Окончательно Стравински приходит в себя уже на борту мобилбейза — гигантского передвижного транспорта, размерами и формами напоминающего карьерный самосвал. Рядом с ним в отсеке находятся остальные члены экспедиции, а также субъект, представившийся шерифом, Джеймс Делейни.

— Прошу прощения, что вам приходится вот так сразу приступить к работе, — хрустящим, как песок под тяжелыми ботинками, голосом вещает тот, — но время не ждет. По прогнозам, буря закончится часов через сорок, и «колхозник» уйдет с нашей базы.

— «Колхозник»? — переспрашивает Симпсон.

— Объект вашего исследования, который пережидает местный самум, — саркастически щерится шериф.

— Дикарь? Мы назвали объекты «dead» — мертвые, — похоже, что «Пи Джи» лучше других перенес посадку и уже вполне оклемался. Боб видел мельком Синицыну — заплывшие кровью белки глаз, красные «оспины» лопнувших сосудов на лице… и, хоть усталая, но беззаботная улыбка. Боб познал разницу между своим недомоганием и ее, впечатлился, но Симпсон выглядит бодро — видимо, сказалась военная подготовка.

— Поверьте мне, — шериф сунул между мощными челюстями электронную сигарету, — они живее всех живых.

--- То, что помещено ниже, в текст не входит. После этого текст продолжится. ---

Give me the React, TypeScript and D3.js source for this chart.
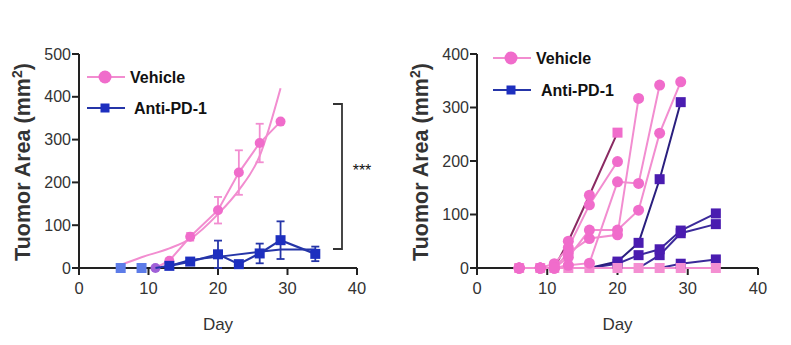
import React from 'react';
import * as d3 from 'd3';

// ---------- Left panel (group means) ----------
const xTicks = [0, 10, 20, 30, 40];
const leftYTicks = [0, 100, 200, 300, 400, 500];
const rightYTicks = [0, 100, 200, 300, 400];

const vehDays = [11, 13, 16, 20, 23, 26, 29];
const vehMean = [0, 17, 73, 135, 223, 292, 342];
const vehErr = [0, 0, 9, 31, 52, 45, 0];
const vehFitDays = [6, 9, 13, 16, 20, 23, 26, 29];
const vehFit = [7, 25, 46, 68, 126, 182, 262, 420];

const antiDays = [6, 9, 13, 16, 20, 23, 26, 29, 34];
const antiMean = [0, 0, 5, 15, 32, 9, 34, 65, 33];
const antiErr = [0, 0, 2, 8, 32, 4, 23, 44, 17];
const antiFitDays = [11, 13, 16, 20, 26, 29, 34];
const antiFit = [0, 5, 19, 26, 38, 43, 43];

// ---------- Right panel (individual mice) ----------
const vehMiceDays = [
  [6, 9, 11, 13, 16, 20],
  [6, 9, 11, 13, 16, 20],
  [6, 9, 11, 13, 16, 20, 23],
  [6, 9, 11, 13, 16, 20, 23, 26, 29],
  [6, 9, 11, 13, 16, 20, 23, 26],
];
const vehMiceVals = [
  [0, 0, 0, 50, 136, 253],
  [0, 0, 8, 38, 118, 199],
  [0, 0, 0, 28, 55, 62, 317],
  [0, 0, 0, 20, 71, 71, 108, 252, 348],
  [0, 0, 0, 5, 9, 161, 158, 342],
];
const antiMiceDays = [
  [6, 9, 11, 13, 16, 20, 23, 26, 29, 34],
  [6, 9, 11, 13, 16, 20, 23, 26, 29, 34],
  [6, 9, 11, 13, 16, 20, 23, 26, 29, 34],
  [6, 9, 11, 13, 16, 20, 23, 26, 29],
  [6, 9, 11, 13, 16, 20, 23, 26, 29, 34],
];
const antiMiceVals = [
  [0, 0, 0, 0, 0, 0, 0, 0, 8, 16],
  [0, 0, 0, 0, 0, 0, 0, 24, 65, 82],
  [0, 0, 0, 0, 0, 8, 24, 35, 70, 102],
  [0, 0, 0, 0, 0, 12, 47, 166, 310],
  [0, 0, 0, 0, 0, 0, 0, 0, 0, 0],
];

const FONT = '"Liberation Sans", Arial, sans-serif';
const PINK = '#f06ccb';
const PINK_LINE = '#f28dd0';
const BLUE = '#1d2fbf';
const BLUE_LINE = '#2535a8';
const AXIS = '#222';
const TXT = '#333';

function Axes({ x, y, yTicks, titleX }: any) {
  const [x0, x1] = x.range();
  const [y0, y1] = y.range();
  const ax = x(0);
  return (
    <g fontFamily={FONT}>
      <line x1={ax} x2={ax} y1={y0} y2={y1} stroke={AXIS} strokeWidth={2} />
      <line x1={x0} x2={x1} y1={y(0)} y2={y(0)} stroke={AXIS} strokeWidth={2} />
      {yTicks.map((t: number) => (
        <g key={'y' + t}>
          <line x1={ax - 7} x2={ax} y1={y(t)} y2={y(t)} stroke={AXIS} strokeWidth={2} />
          <text x={ax - 8} y={y(t)} dy="0.35em" textAnchor="end" fontSize={16} fill={TXT}>{t}</text>
        </g>
      ))}
      {xTicks.map((t) => (
        <g key={'x' + t}>
          <line x1={x(t)} x2={x(t)} y1={y(0)} y2={y(0) + 7} stroke={AXIS} strokeWidth={2} />
          <text x={x(t)} y={y(0) + 26} textAnchor="middle" fontSize={16.5} fill={TXT}>{t}</text>
        </g>
      ))}
      <text x={(x(0) + x(40)) / 2} y={330} textAnchor="middle" fontSize={17} fill={TXT}>Day</text>
      <text transform={`translate(${titleX},${(y0 + y1) / 2 + 1}) rotate(-90)`} textAnchor="middle" fontSize={21.5} fontWeight="bold" fill={TXT}>
        Tuomor Area (mm<tspan dy={-8} fontSize={14}>2</tspan><tspan dy={8}>)</tspan>
      </text>
    </g>
  );
}

function Legend({ lx, vy, ay, vText, aText }: any) {
  return (
    <g fontFamily={FONT} fontWeight="bold" fontSize={16} fill="#111">
      <line x1={lx} x2={lx + 38} y1={vy} y2={vy} stroke={PINK_LINE} strokeWidth={2} />
      <circle cx={lx + 18} cy={vy} r={6.5} fill={PINK} />
      <text x={vText} y={vy} dy="0.35em">Vehicle</text>
      <line x1={lx} x2={lx + 38} y1={ay} y2={ay} stroke={BLUE_LINE} strokeWidth={2} />
      <rect x={lx + 18 - 4.5} y={ay - 4.5} width={9} height={9} fill={BLUE} />
      <text x={aText} y={ay} dy="0.35em">Anti-PD-1</text>
    </g>
  );
}

export default function App() {
  const xL = d3.scaleLinear().domain([0, 40]).range([79, 357]);
  const yL = d3.scaleLinear().domain([0, 500]).range([268, 54]);
  const xR = d3.scaleLinear().domain([0, 40]).range([477, 758]);
  const yR = d3.scaleLinear().domain([0, 400]).range([268, 54]);

  const lineL = (ds: number[], vs: number[], curve: any = d3.curveLinear) =>
    d3.line<number>().x((_, i) => xL(ds[i])).y((v) => yL(v)).curve(curve)(vs) || '';
  const lineR = (ds: number[], vs: number[]) =>
    d3.line<number>().x((_, i) => xR(ds[i])).y((v) => yR(v))(vs) || '';

  const errBars = (ds: number[], ms: number[], es: number[], color: string) =>
    ds.map((d, i) =>
      es[i] > 0 ? (
        <g key={'e' + d} stroke={color} strokeWidth={1.8}>
          <line x1={xL(d)} x2={xL(d)} y1={yL(ms[i] - es[i])} y2={yL(ms[i] + es[i])} />
          <line x1={xL(d) - 4} x2={xL(d) + 4} y1={yL(ms[i] + es[i])} y2={yL(ms[i] + es[i])} />
          <line x1={xL(d) - 4} x2={xL(d) + 4} y1={yL(ms[i] - es[i])} y2={yL(ms[i] - es[i])} />
        </g>
      ) : null
    );

  const vehLineColors = ['#8a2a62', PINK_LINE, PINK_LINE, PINK_LINE, PINK_LINE];
  const antiLineColors = ['#3b2a9a', '#3b2a9a', '#3b2a9a', '#2a1f7e', PINK_LINE];
  const antiMarkColors = ['#4a1cb0', '#4a1cb0', '#4a1cb0', '#4a1cb0', '#f48fd2'];

  return (
    <svg width={791} height={345} style={{ position: 'absolute', left: 0, top: 0, background: '#fff' }}>
      {/* ---- Left panel ---- */}
      <Axes x={xL} y={yL} yTicks={leftYTicks} titleX={30} />
      <path d={lineL(vehFitDays, vehFit, d3.curveMonotoneX)} fill="none" stroke={PINK_LINE} strokeWidth={2} />
      <path d={lineL(vehDays, vehMean)} fill="none" stroke={PINK_LINE} strokeWidth={2} />
      {errBars(vehDays, vehMean, vehErr, PINK_LINE)}
      {vehDays.map((d, i) => (
        <circle key={'vc' + d} cx={xL(d)} cy={yL(vehMean[i])} r={5} fill={i === 0 ? '#a060d8' : PINK} />
      ))}
      <path d={lineL(antiFitDays, antiFit)} fill="none" stroke={BLUE_LINE} strokeWidth={2} />
      <path d={lineL(antiDays.slice(2), antiMean.slice(2))} fill="none" stroke={BLUE_LINE} strokeWidth={2.2} />
      {errBars(antiDays, antiMean, antiErr, BLUE_LINE)}
      {antiDays.map((d, i) => (
        <rect key={'as' + d} x={xL(d) - 5} y={yL(antiMean[i]) - 5} width={10} height={10}
          fill={d < 11 ? '#5d7ce8' : BLUE} />
      ))}
      <g stroke="#333" strokeWidth={1.8} fill="none">
        <path d={`M333,104 H342 V249 H333`} />
      </g>
      <text x={362} y={176} textAnchor="middle" fontFamily={FONT} fontSize={16} fill="#111">***</text>
      <Legend lx={87} vy={77} ay={108} vText={130} aText={134} />

      {/* ---- Right panel ---- */}
      <Axes x={xR} y={yR} yTicks={rightYTicks} titleX={428} />
      {antiMiceDays.map((ds, k) => (
        <path key={'al' + k} d={lineR(ds, antiMiceVals[k])} fill="none" stroke={antiLineColors[k]} strokeWidth={2} />
      ))}
      {antiMiceDays.map((ds, k) =>
        ds.map((d, i) => (
          <rect key={'am' + k + '-' + d} x={xR(d) - 5} y={yR(antiMiceVals[k][i]) - 5} width={10} height={10}
            fill={antiMarkColors[k]} opacity={k < 4 && antiMiceVals[k][i] === 0 ? 0 : 1} />
        ))
      )}
      {vehMiceDays.map((ds, k) => (
        <path key={'vl' + k} d={lineR(ds, vehMiceVals[k])} fill="none" stroke={vehLineColors[k]} strokeWidth={2} />
      ))}
      {vehMiceDays.map((ds, k) =>
        ds.map((d, i) => (
          k === 0 && i === ds.length - 1 ? (
            <rect key={'vm' + k + '-' + d} x={xR(d) - 5} y={yR(vehMiceVals[k][i]) - 5} width={10} height={10} fill={PINK} />
          ) : (
            <circle key={'vm' + k + '-' + d} cx={xR(d)} cy={yR(vehMiceVals[k][i])} r={5.5} fill={PINK} />
          )
        ))
      )}
      <Legend lx={493} vy={58} ay={90} vText={536} aText={541} />
    </svg>
  );
}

Даже чересчур. Мы против них как малые дети, и это прежде всего меня беспокоит. Можете называть их как угодно, можете какие угодно делать научные выводы и исследования, но только после того, как решите задачу противодействия более умным существам.

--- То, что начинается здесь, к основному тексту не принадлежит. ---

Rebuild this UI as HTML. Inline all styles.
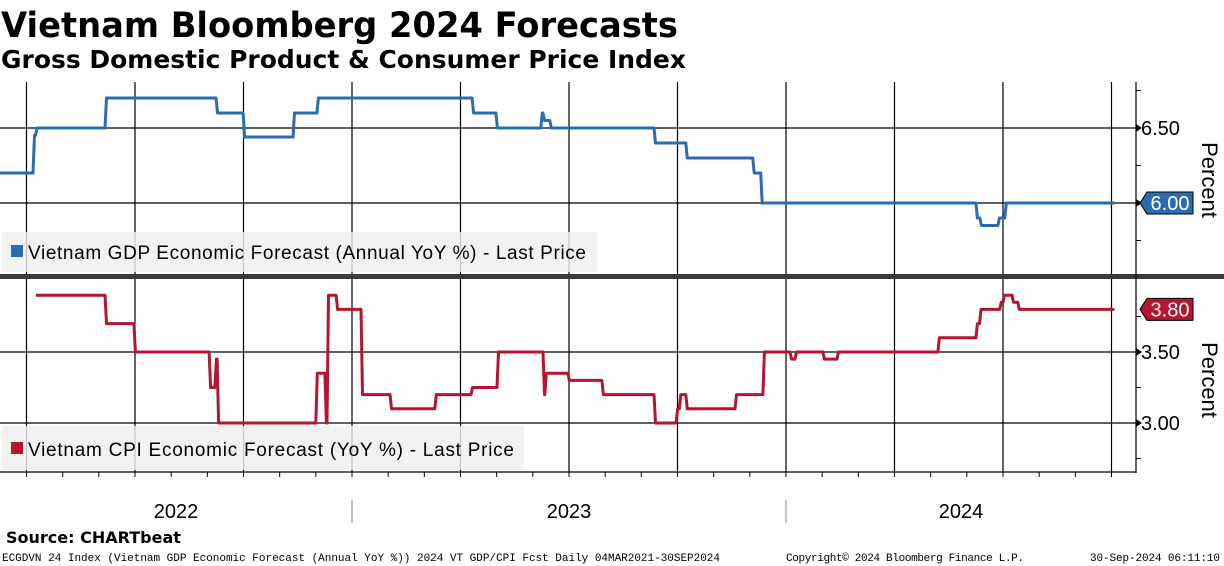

— Умным? — цепляется за слово Симпсон.

— Сообразительным, наглым, предприимчивым… — пожимает плечами Делейни. — Мне без разницы термины. Представьте себе, что вы трое — слепые выпускники начальной школы против меня настоящего, поймете ощущения. Мы не можем чувствовать себя в безопасности до тех пор, пока не придумаем противодействия, изоляции или уничтожения «колхозников». Они могут взламывать коды, обходить зоны карантина, проникать через любую защиту, приходить на базу и брать что угодно — чертов коммунизм! У них нет понятия о частной собственности, нет границ! Могут грабить караваны, безнаказанно убивать людей, перепрограммировать или переделывать роботов… Они могут делать все, что посчитают нужным, а мы не можем сделать ничего! Только плюнуть на Марс и улететь! Но поймите, это не выход, поскольку верю: тогда ублюдки придумают способ, как пробраться на Землю. Мы здесь постольку, поскольку ваши «мертвые» позволяют нам находиться на планете — используют как дойную корову.

В отсеке повисает молчание, становятся слышны удары песчинок по обшивке и гул двигателей, вращающих шестиметровые колеса мобилбейза.

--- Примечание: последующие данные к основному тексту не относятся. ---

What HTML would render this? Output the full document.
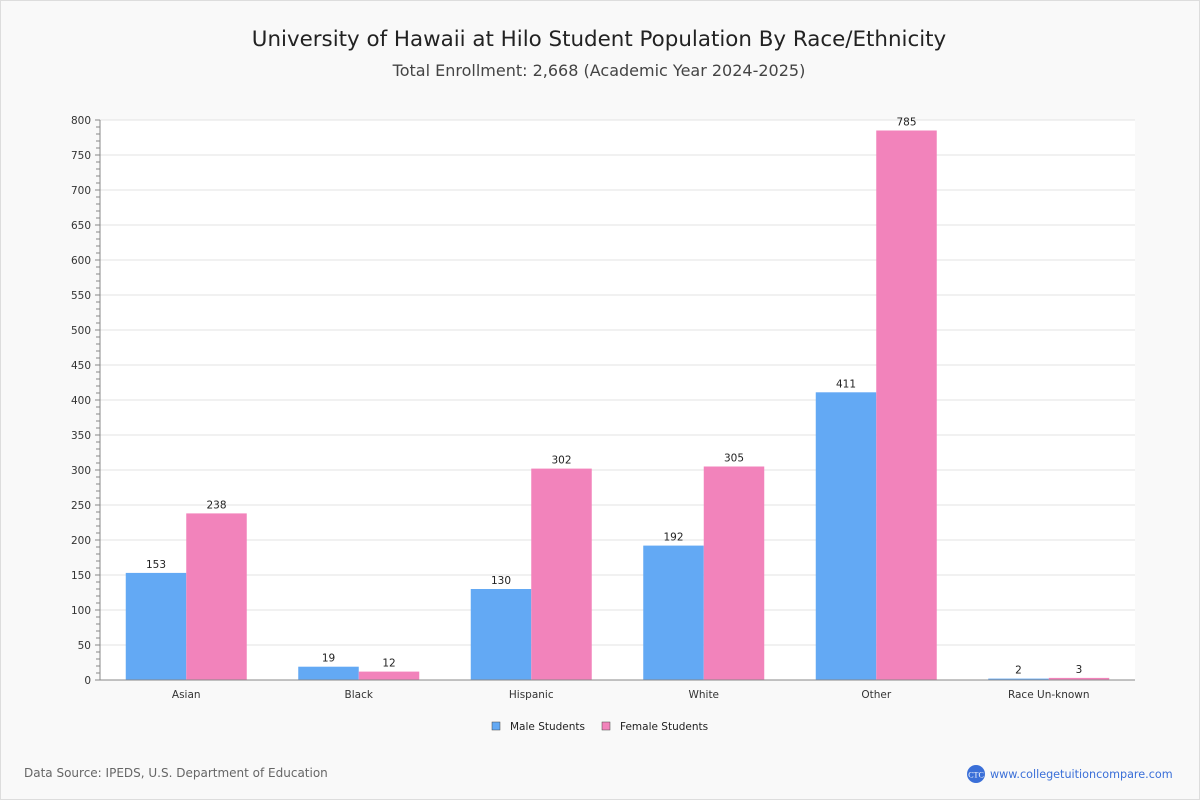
<!DOCTYPE html>
<html><head><meta charset="utf-8"><style>
body{margin:0;background:#fff;font-family:"DejaVu Sans","Liberation Sans",sans-serif}
#wrap{position:relative;width:1200px;height:800px;box-sizing:border-box;border:1px solid #ddd;background:#f9f9f9;overflow:hidden}
svg{position:absolute;left:-1px;top:-1px}
</style></head><body>
<div id="wrap">
<svg id="c" width="1200" height="800">
<text x="599" y="46" text-anchor="middle" font-size="21.4" fill="#222">University of Hawaii at Hilo Student Population By Race/Ethnicity</text>
<text x="599" y="76" text-anchor="middle" font-size="16" fill="#444">Total Enrollment: 2,668 (Academic Year 2024-2025)</text>
<rect x="100" y="120" width="1035" height="560" fill="#fff"/>
<g id="grid"></g><g id="bars"></g><g id="axes"></g>
<g>
<rect x="492" y="722" width="8" height="8" fill="#63a9f4" stroke="#444" stroke-width="0.5"/>
<text x="510" y="730" font-size="10.5" fill="#222">Male Students</text>
<rect x="602" y="722" width="8" height="8" fill="#f283bb" stroke="#444" stroke-width="0.5"/>
<text x="620" y="730" font-size="10.5" fill="#222">Female Students</text>
</g>
<text x="24" y="777" font-size="12" fill="#666">Data Source: IPEDS, U.S. Department of Education</text>
<circle cx="976" cy="774" r="9" fill="#3a6fd8"/>
<text x="976" y="777.5" text-anchor="middle" font-size="8" fill="#fff" font-family="Liberation Serif,serif">CTC</text>
<text x="990" y="778" font-size="11.2" fill="#3a6fd8">www.collegetuitioncompare.com</text>
</svg></div>
<script>
const categories=["Asian","Black","Hispanic","White","Other","Race Un-known"];
const maleValues=[153,19,130,192,411,2];
const femaleValues=[238,12,302,305,785,3];
const yTicks=[0,50,100,150,200,250,300,350,400,450,500,550,600,650,700,750,800];
const NS="http://www.w3.org/2000/svg";
const X0=100,X1=1135,Y0=680,Y1=120,YMAX=800;
const y=v=>Y0-(v/YMAX)*(Y0-Y1);
const bw=(X1-X0)/categories.length;
const xc=i=>X0+bw*(i+0.5);
function mk(t,a,p){const e=document.createElementNS(NS,t);for(const k in a)e.setAttribute(k,a[k]);p.appendChild(e);return e;}
const grid=document.getElementById('grid'),bars=document.getElementById('bars'),axes=document.getElementById('axes');
yTicks.forEach(v=>{
 if(v>0){const g=mk('line',{x1:X0,x2:X1,y1:y(v),y2:y(v),stroke:'#e3e3e3'},grid);
 
 }
 const t=mk('text',{x:91,y:y(v)+4,'text-anchor':'end','font-size':10.5,fill:'#333'},axes);t.textContent=v;
 
 
});
for(let v=0;v<=YMAX;v+=10){const l=mk('line',{x1:v%50?96:95,x2:X0,y1:y(v),y2:y(v),stroke:'#888'},axes);
 
 }
const ya=mk('line',{x1:X0,x2:X0,y1:Y1,y2:Y0,stroke:'#888'},axes);


const xa=mk('line',{x1:X0,x2:X1,y1:Y0,y2:Y0,stroke:'#888'},axes);


const w=60.5;
categories.forEach((c,i)=>{
 [[maleValues[i],'#63a9f4',-w,'male'],[femaleValues[i],'#f283bb',0,'female']].forEach(([v,col,off,s])=>{
  const r=mk('rect',{x:xc(i)+off,y:y(v),width:w,height:Y0-y(v),fill:col},bars);
  
  
  const t=mk('text',{x:xc(i)+off+w/2,y:y(v)-5,'text-anchor':'middle','font-size':10.5,fill:'#222'},bars);t.textContent=v;
  
  
 });
 const t=mk('text',{x:xc(i),y:Y0+18,'text-anchor':'middle','font-size':10.5,fill:'#333'},axes);t.textContent=c;
 
 
});
</script>
</body></html>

— Я так понимаю, что если адаптация не мутационная, то технологическая, — подал голос Брайман.

— Да. Я тут захватил образцы их изделий, можете оценить. — Шериф открыл пластиковый контейнер, лежащий на полу отсека, и начал доставать из него предметы. — Вот «колхозный скафандр», — указал Делейни на две жестяные банки из-под компота, наполненные густой субстанцией. — Дикари обмазываются этой дрянью, и она на морозе густеет, превращаясь в упругую непроницаемую оболочку…

— А температура внутри?

— Одежда на дикарях с ватной прослойкой. Вата структурно похожа на полимерный бетон космических кораблей, только гибкая. Коэффициент теплопотерь у нее стремится к нулю. У меня, к сожалению, образца нет. Но есть дыхательный аппарат.

Из контейнера появляется клубок из трубок, бутылок, контейнеров, сплетенных в непонятную на первый взгляд систему.

— Не знаю, как назвать… По сути же, изделие — синтезатор и преобразователь газовых смесей. — Шериф пыхтит эрзац-сигаретой и пинает клубок у ног. — А по совместительству и средство для балдежа.

— Самогонный аппарат?

— Самогонный аппарат, да, но балдеж «колхозники» ловят от аргона: повышают давление до двух десятых мегапаскалей. А перегоняют газы. Вообще конструкций встречал множество, как и способов получения кислорода. Нагревают калийную соль: из ее десяти граммов получается литр кислорода. Из грунтовой окалины выделяют — им еще и железо достается. Да и просто расщепляют углекислый атмосферный газ на углерод и кислород. С водой придумывают похожие фокусы. Едят же непонятно что — какие-то мхи и грибы в пещерах выращивают…

— Поразительно, — восхищается Брайман, — все дикари превосходные химики!

— Поразительно то, что все свои приспособления они могут собирать из подручного материала. Если наши инструменты промышленного изготовления, то у них все сплошь кустарного. Понимаете? Каждый дикарь — и инженер, и физик, и химик, и, мать их, слесарь в одном флаконе!